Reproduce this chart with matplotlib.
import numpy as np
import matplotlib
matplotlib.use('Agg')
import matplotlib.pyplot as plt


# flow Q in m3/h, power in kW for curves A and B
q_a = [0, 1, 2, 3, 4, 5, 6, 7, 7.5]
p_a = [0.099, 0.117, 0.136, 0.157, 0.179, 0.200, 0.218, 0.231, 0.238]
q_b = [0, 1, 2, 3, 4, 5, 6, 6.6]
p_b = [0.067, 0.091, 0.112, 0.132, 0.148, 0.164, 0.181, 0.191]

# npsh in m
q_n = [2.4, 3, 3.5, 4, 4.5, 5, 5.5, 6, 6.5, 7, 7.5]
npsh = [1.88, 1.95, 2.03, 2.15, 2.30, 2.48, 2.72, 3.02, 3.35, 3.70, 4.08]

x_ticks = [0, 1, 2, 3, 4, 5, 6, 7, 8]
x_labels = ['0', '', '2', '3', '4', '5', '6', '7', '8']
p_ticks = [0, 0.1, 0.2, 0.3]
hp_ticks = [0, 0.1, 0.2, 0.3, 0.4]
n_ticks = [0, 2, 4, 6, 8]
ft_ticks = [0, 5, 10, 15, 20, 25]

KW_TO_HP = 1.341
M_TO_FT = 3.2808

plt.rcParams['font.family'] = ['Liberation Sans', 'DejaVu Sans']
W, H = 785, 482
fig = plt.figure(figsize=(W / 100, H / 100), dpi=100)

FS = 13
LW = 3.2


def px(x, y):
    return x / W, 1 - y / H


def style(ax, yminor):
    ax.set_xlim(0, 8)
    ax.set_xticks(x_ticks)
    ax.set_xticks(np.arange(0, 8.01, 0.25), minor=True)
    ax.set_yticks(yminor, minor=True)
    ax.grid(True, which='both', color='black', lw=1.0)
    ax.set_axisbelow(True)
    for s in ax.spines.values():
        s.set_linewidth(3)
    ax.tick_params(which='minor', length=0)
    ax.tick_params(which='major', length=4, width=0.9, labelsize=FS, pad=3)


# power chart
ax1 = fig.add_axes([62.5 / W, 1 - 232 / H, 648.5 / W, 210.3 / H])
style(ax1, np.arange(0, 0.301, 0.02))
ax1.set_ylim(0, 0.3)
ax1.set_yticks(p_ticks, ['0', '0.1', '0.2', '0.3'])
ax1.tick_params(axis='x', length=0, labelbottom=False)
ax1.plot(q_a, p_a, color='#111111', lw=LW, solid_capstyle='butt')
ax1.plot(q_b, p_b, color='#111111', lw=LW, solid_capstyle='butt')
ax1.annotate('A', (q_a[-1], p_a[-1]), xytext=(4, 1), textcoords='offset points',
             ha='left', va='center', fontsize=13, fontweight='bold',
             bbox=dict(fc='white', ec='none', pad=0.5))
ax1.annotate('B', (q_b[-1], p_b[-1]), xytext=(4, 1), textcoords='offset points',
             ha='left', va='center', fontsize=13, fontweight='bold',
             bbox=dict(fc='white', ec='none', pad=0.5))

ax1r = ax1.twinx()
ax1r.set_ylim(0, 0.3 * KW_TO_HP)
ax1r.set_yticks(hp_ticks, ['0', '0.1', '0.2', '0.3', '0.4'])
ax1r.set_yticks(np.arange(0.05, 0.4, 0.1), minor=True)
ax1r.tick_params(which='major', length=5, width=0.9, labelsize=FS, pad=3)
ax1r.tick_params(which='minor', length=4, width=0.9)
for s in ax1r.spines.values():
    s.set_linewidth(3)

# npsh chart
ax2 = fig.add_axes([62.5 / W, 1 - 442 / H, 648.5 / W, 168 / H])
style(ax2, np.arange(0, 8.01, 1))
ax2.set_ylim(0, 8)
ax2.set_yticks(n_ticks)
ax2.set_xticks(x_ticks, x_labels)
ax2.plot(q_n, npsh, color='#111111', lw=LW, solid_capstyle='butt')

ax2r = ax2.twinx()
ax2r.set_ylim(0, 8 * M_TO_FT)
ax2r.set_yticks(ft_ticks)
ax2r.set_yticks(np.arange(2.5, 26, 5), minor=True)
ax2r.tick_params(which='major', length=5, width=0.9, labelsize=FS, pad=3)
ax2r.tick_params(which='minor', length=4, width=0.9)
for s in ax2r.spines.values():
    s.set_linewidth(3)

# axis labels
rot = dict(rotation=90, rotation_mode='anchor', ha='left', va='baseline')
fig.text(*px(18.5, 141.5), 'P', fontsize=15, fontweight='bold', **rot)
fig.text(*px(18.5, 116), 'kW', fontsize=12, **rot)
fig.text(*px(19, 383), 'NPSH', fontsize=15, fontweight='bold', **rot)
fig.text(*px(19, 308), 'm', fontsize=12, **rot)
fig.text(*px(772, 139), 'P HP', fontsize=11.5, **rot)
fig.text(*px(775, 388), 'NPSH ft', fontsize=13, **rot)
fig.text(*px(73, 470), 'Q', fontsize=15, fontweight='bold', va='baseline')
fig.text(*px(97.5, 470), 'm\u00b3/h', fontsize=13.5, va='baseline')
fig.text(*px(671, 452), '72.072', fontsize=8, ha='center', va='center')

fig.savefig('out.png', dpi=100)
┄┄┄┄┄┄
- Stated goal
Retype all of the material above with every character intact.

- Final answer
Reproduce this chart with matplotlib.
import numpy as np
import matplotlib
matplotlib.use('Agg')
import matplotlib.pyplot as plt


# flow Q in m3/h, power in kW for curves A and B
q_a = [0, 1, 2, 3, 4, 5, 6, 7, 7.5]
p_a = [0.099, 0.117, 0.136, 0.157, 0.179, 0.200, 0.218, 0.231, 0.238]
q_b = [0, 1, 2, 3, 4, 5, 6, 6.6]
p_b = [0.067, 0.091, 0.112, 0.132, 0.148, 0.164, 0.181, 0.191]

# npsh in m
q_n = [2.4, 3, 3.5, 4, 4.5, 5, 5.5, 6, 6.5, 7, 7.5]
npsh = [1.88, 1.95, 2.03, 2.15, 2.30, 2.48, 2.72, 3.02, 3.35, 3.70, 4.08]

x_ticks = [0, 1, 2, 3, 4, 5, 6, 7, 8]
x_labels = ['0', '', '2', '3', '4', '5', '6', '7', '8']
p_ticks = [0, 0.1, 0.2, 0.3]
hp_ticks = [0, 0.1, 0.2, 0.3, 0.4]
n_ticks = [0, 2, 4, 6, 8]
ft_ticks = [0, 5, 10, 15, 20, 25]

KW_TO_HP = 1.341
M_TO_FT = 3.2808

plt.rcParams['font.family'] = ['Liberation Sans', 'DejaVu Sans']
W, H = 785, 482
fig = plt.figure(figsize=(W / 100, H / 100), dpi=100)

FS = 13
LW = 3.2


def px(x, y):
    return x / W, 1 - y / H


def style(ax, yminor):
    ax.set_xlim(0, 8)
    ax.set_xticks(x_ticks)
    ax.set_xticks(np.arange(0, 8.01, 0.25), minor=True)
    ax.set_yticks(yminor, minor=True)
    ax.grid(True, which='both', color='black', lw=1.0)
    ax.set_axisbelow(True)
    for s in ax.spines.values():
        s.set_linewidth(3)
    ax.tick_params(which='minor', length=0)
    ax.tick_params(which='major', length=4, width=0.9, labelsize=FS, pad=3)


# power chart
ax1 = fig.add_axes([62.5 / W, 1 - 232 / H, 648.5 / W, 210.3 / H])
style(ax1, np.arange(0, 0.301, 0.02))
ax1.set_ylim(0, 0.3)
ax1.set_yticks(p_ticks, ['0', '0.1', '0.2', '0.3'])
ax1.tick_params(axis='x', length=0, labelbottom=False)
ax1.plot(q_a, p_a, color='#111111', lw=LW, solid_capstyle='butt')
ax1.plot(q_b, p_b, color='#111111', lw=LW, solid_capstyle='butt')
ax1.annotate('A', (q_a[-1], p_a[-1]), xytext=(4, 1), textcoords='offset points',
             ha='left', va='center', fontsize=13, fontweight='bold',
             bbox=dict(fc='white', ec='none', pad=0.5))
ax1.annotate('B', (q_b[-1], p_b[-1]), xytext=(4, 1), textcoords='offset points',
             ha='left', va='center', fontsize=13, fontweight='bold',
             bbox=dict(fc='white', ec='none', pad=0.5))

ax1r = ax1.twinx()
ax1r.set_ylim(0, 0.3 * KW_TO_HP)
ax1r.set_yticks(hp_ticks, ['0', '0.1', '0.2', '0.3', '0.4'])
ax1r.set_yticks(np.arange(0.05, 0.4, 0.1), minor=True)
ax1r.tick_params(which='major', length=5, width=0.9, labelsize=FS, pad=3)
ax1r.tick_params(which='minor', length=4, width=0.9)
for s in ax1r.spines.values():
    s.set_linewidth(3)

# npsh chart
ax2 = fig.add_axes([62.5 / W, 1 - 442 / H, 648.5 / W, 168 / H])
style(ax2, np.arange(0, 8.01, 1))
ax2.set_ylim(0, 8)
ax2.set_yticks(n_ticks)
ax2.set_xticks(x_ticks, x_labels)
ax2.plot(q_n, npsh, color='#111111', lw=LW, solid_capstyle='butt')

ax2r = ax2.twinx()
ax2r.set_ylim(0, 8 * M_TO_FT)
ax2r.set_yticks(ft_ticks)
ax2r.set_yticks(np.arange(2.5, 26, 5), minor=True)
ax2r.tick_params(which='major', length=5, width=0.9, labelsize=FS, pad=3)
ax2r.tick_params(which='minor', length=4, width=0.9)
for s in ax2r.spines.values():
    s.set_linewidth(3)

# axis labels
rot = dict(rotation=90, rotation_mode='anchor', ha='left', va='baseline')
fig.text(*px(18.5, 141.5), 'P', fontsize=15, fontweight='bold', **rot)
fig.text(*px(18.5, 116), 'kW', fontsize=12, **rot)
fig.text(*px(19, 383), 'NPSH', fontsize=15, fontweight='bold', **rot)
fig.text(*px(19, 308), 'm', fontsize=12, **rot)
fig.text(*px(772, 139), 'P HP', fontsize=11.5, **rot)
fig.text(*px(775, 388), 'NPSH ft', fontsize=13, **rot)
fig.text(*px(73, 470), 'Q', fontsize=15, fontweight='bold', va='baseline')
fig.text(*px(97.5, 470), 'm\u00b3/h', fontsize=13.5, va='baseline')
fig.text(*px(671, 452), '72.072', fontsize=8, ha='center', va='center')

fig.savefig('out.png', dpi=100)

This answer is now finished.